You need mentors too! What works in those relationships? Can you imitate it with students? 

  • Follow Up

Some students you’ll meet with regularly, some you won’t. That’s okay. Make sure, either way, you remember something the student shared and follow up, even if it’s as simple as an intentional greeting the following program. A little goes a long way. Students need to know they are noticed and valued, and a one-on-one with no follow up or acknowledgement of the time together can almost backfire. Whether it’s a funny moment from your time, or a significant follow-up question based off something difficult they shared, make sure you show them that you really heard them!

Back Pocket Questions

What’s one strength/highlight and one struggle/pain in your life right now?

This is a great “polaroid” of their life and things that they’re proud of and wrestling with.

What’s your family like?

You need to know this information. Period. How’s their relationship with their parents? Do they have siblings? Do they split time at Dad and Mom’s places? Are they alone in their faith, or lack of faith? Is home a healthy or hard place for them?

What are three things I need to know about you?/What’s something you’re super good at?

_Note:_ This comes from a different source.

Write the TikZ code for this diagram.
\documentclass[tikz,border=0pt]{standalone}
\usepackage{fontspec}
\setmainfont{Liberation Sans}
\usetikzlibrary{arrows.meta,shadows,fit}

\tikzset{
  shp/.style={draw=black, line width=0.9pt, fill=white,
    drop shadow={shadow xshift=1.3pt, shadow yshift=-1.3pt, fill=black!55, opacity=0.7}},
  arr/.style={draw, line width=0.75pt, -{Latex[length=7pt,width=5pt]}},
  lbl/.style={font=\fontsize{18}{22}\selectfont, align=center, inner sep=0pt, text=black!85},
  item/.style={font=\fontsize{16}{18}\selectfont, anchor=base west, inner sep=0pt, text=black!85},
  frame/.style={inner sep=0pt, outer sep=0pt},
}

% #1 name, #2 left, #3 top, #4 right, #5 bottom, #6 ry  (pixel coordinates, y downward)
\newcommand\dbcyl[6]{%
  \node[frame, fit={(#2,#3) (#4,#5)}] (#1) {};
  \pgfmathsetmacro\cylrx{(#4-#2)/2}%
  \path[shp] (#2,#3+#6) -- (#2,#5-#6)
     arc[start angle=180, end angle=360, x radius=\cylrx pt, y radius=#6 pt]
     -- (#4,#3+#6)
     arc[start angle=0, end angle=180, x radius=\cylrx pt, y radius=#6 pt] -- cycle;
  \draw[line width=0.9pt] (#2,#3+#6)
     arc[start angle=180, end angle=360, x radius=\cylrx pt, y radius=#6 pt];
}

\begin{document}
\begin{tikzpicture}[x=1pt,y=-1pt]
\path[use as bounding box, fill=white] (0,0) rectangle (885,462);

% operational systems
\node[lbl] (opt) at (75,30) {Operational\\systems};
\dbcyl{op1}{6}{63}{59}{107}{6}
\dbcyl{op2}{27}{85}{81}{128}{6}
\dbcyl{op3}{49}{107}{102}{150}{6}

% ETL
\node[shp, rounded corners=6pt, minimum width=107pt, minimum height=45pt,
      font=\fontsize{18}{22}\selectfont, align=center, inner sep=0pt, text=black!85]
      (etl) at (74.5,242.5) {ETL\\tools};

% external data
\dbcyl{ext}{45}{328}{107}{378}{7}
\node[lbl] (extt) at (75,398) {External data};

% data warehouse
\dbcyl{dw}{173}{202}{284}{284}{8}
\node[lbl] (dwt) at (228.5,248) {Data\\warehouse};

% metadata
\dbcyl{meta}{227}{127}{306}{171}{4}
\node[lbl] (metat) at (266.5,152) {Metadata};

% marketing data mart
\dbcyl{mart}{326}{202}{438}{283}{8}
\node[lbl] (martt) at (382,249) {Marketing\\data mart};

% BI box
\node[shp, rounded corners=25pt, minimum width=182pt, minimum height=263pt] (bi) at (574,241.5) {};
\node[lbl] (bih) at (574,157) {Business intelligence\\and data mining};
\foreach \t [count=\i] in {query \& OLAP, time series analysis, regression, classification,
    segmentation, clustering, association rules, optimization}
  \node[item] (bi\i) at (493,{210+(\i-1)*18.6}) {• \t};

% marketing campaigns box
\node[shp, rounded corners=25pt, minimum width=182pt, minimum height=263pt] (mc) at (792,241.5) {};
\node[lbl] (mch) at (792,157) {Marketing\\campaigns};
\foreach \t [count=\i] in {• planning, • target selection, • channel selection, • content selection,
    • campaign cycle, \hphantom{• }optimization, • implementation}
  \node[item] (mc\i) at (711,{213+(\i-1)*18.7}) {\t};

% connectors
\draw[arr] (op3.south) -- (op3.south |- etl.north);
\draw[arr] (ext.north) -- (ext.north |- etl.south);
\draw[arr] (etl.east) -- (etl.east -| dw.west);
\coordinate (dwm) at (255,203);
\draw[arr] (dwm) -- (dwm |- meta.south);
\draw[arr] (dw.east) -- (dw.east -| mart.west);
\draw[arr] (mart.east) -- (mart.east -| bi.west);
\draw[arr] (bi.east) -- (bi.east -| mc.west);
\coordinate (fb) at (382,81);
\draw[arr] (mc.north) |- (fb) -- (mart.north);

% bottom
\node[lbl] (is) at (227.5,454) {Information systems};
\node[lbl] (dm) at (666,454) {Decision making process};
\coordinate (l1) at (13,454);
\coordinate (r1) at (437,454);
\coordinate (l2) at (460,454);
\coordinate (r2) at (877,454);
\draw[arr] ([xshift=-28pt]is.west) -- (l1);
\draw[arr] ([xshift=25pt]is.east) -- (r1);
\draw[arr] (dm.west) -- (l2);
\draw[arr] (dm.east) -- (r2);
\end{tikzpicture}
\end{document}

Give students a “brag-free zone” and a chance to fill you in on things that are important to them! 

What character is God in your life right now?

A personal favorite! It’s a way to help students creatively envision the role God is playing in their lives. Answers vary from “a lifeguard – he’s distant but I know he’s looking out for me” to “a lion, terrifying and huge and powerful”. It’s a thought-provoking question that promotes students looking into where they see God actually present on the daily. Especially fun to follow up on a couple years later.

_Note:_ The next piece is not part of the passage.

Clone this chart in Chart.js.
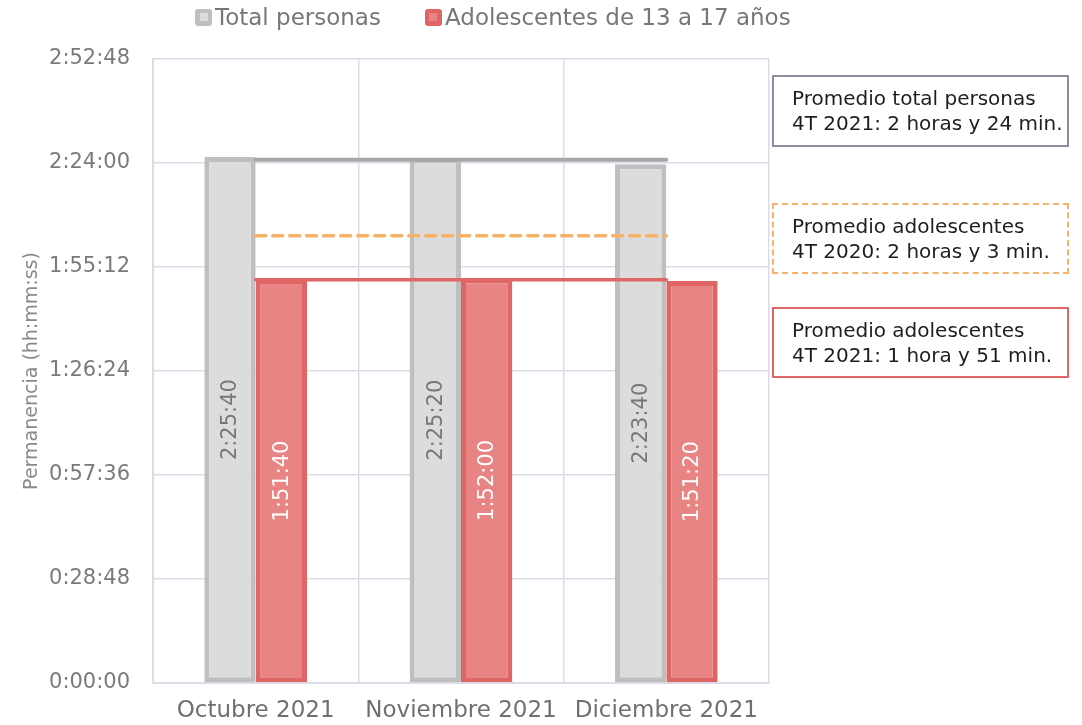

Where do you see Jesus in your life right now?

More or less a rephrasing of the above, but more transformation-oriented. But be prepared for the “I don’t,” answer sometimes!

If you don’t mind/You don’t have to answer…

Avoid creating any kind of space where a student feels trapped. When you’ve reached a level with students where you’re asking personal questions about their lives and choices, preface difficult questions with a way out. They want to be known, so don’t be afraid to ask questions, but make sure they feel safe with you and know that there’s no pressure to answer anything they don’t want to.

How do you feel about that?

Help students understand themselves! Often a rant on a situation by a student will reveal little of their own worries and fears in themselves. Don’t be taken in by the temptation to fix a situation when the student simply wants to be heard and understood first.

What do you most want?

This is gold. Similar to the above, it helps refocus the conversation away from a “fix-it” to a human conversation. Sometimes what the student wants is a million miles from what they are talking about, and this question helps bring clarity to the conversation.